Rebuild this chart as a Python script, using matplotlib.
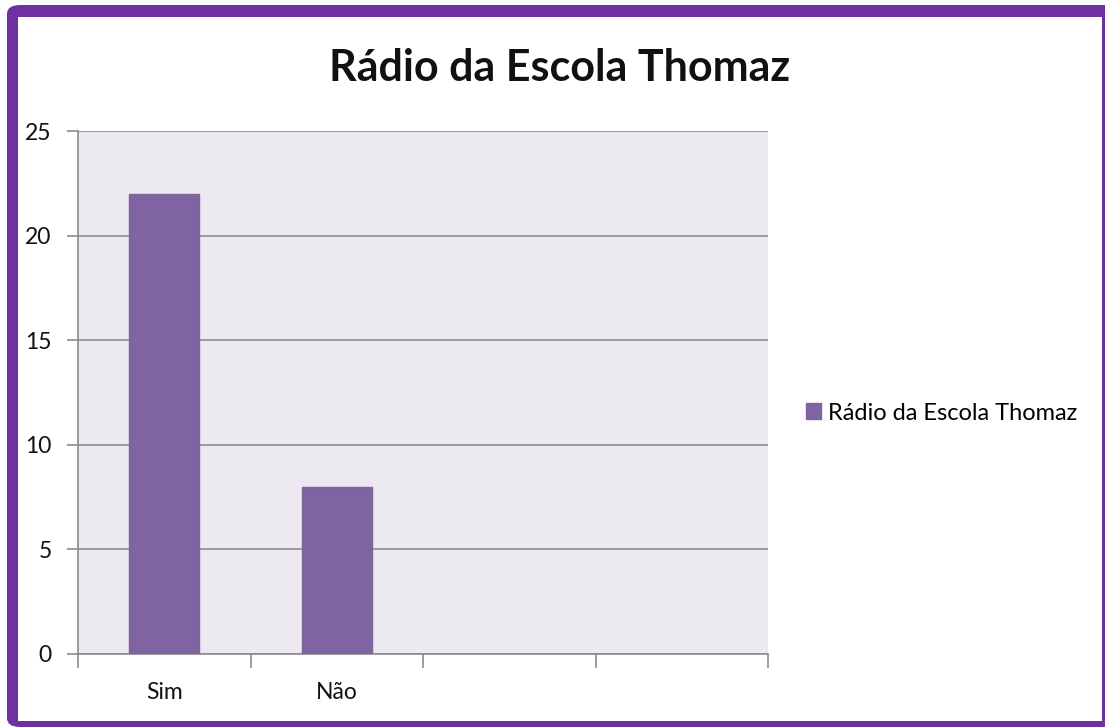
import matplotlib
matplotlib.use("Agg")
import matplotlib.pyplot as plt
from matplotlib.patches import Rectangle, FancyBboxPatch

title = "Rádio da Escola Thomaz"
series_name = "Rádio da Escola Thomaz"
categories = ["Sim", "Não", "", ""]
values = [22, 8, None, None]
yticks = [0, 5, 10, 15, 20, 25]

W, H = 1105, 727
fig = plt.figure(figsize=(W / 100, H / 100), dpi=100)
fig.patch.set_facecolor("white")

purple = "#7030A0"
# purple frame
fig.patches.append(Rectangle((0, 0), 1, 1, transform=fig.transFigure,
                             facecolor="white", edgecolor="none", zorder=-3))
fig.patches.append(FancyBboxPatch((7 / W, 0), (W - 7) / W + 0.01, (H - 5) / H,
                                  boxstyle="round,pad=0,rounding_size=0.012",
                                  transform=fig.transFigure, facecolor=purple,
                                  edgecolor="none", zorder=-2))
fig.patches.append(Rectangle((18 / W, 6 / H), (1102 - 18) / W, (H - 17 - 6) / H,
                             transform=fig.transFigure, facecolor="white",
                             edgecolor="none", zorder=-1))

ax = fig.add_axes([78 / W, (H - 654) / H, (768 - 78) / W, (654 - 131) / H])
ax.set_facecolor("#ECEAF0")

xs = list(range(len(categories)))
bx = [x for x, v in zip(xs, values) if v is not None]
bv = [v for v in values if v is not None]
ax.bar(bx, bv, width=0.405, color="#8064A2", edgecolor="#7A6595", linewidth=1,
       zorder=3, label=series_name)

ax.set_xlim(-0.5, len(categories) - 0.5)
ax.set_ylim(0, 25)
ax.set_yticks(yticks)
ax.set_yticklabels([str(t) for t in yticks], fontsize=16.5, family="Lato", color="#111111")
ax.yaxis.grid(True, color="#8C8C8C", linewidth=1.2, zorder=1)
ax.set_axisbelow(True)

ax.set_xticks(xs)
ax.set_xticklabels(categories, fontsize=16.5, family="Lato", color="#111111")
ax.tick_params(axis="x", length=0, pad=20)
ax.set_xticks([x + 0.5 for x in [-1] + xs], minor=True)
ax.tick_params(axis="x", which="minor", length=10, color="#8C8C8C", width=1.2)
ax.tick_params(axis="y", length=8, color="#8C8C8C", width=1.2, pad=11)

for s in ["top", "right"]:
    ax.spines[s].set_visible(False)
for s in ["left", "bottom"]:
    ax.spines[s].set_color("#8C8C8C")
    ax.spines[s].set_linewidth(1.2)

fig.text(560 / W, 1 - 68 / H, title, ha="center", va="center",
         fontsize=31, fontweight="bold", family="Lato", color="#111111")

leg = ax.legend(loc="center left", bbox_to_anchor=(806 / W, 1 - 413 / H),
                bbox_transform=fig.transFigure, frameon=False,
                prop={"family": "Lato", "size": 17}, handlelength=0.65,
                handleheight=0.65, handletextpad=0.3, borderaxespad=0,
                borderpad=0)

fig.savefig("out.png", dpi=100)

TASK PROMPT: Starting at the first line of the material, output exactly the lines up to and including the one with "yticks = [0, 5, 10, 15, 20, 25]". Do not include the pictures.

ANSWER TO THE TASK:
Rebuild this chart as a Python script, using matplotlib.
import matplotlib
matplotlib.use("Agg")
import matplotlib.pyplot as plt
from matplotlib.patches import Rectangle, FancyBboxPatch

title = "Rádio da Escola Thomaz"
series_name = "Rádio da Escola Thomaz"
categories = ["Sim", "Não", "", ""]
values = [22, 8, None, None]
yticks = [0, 5, 10, 15, 20, 25]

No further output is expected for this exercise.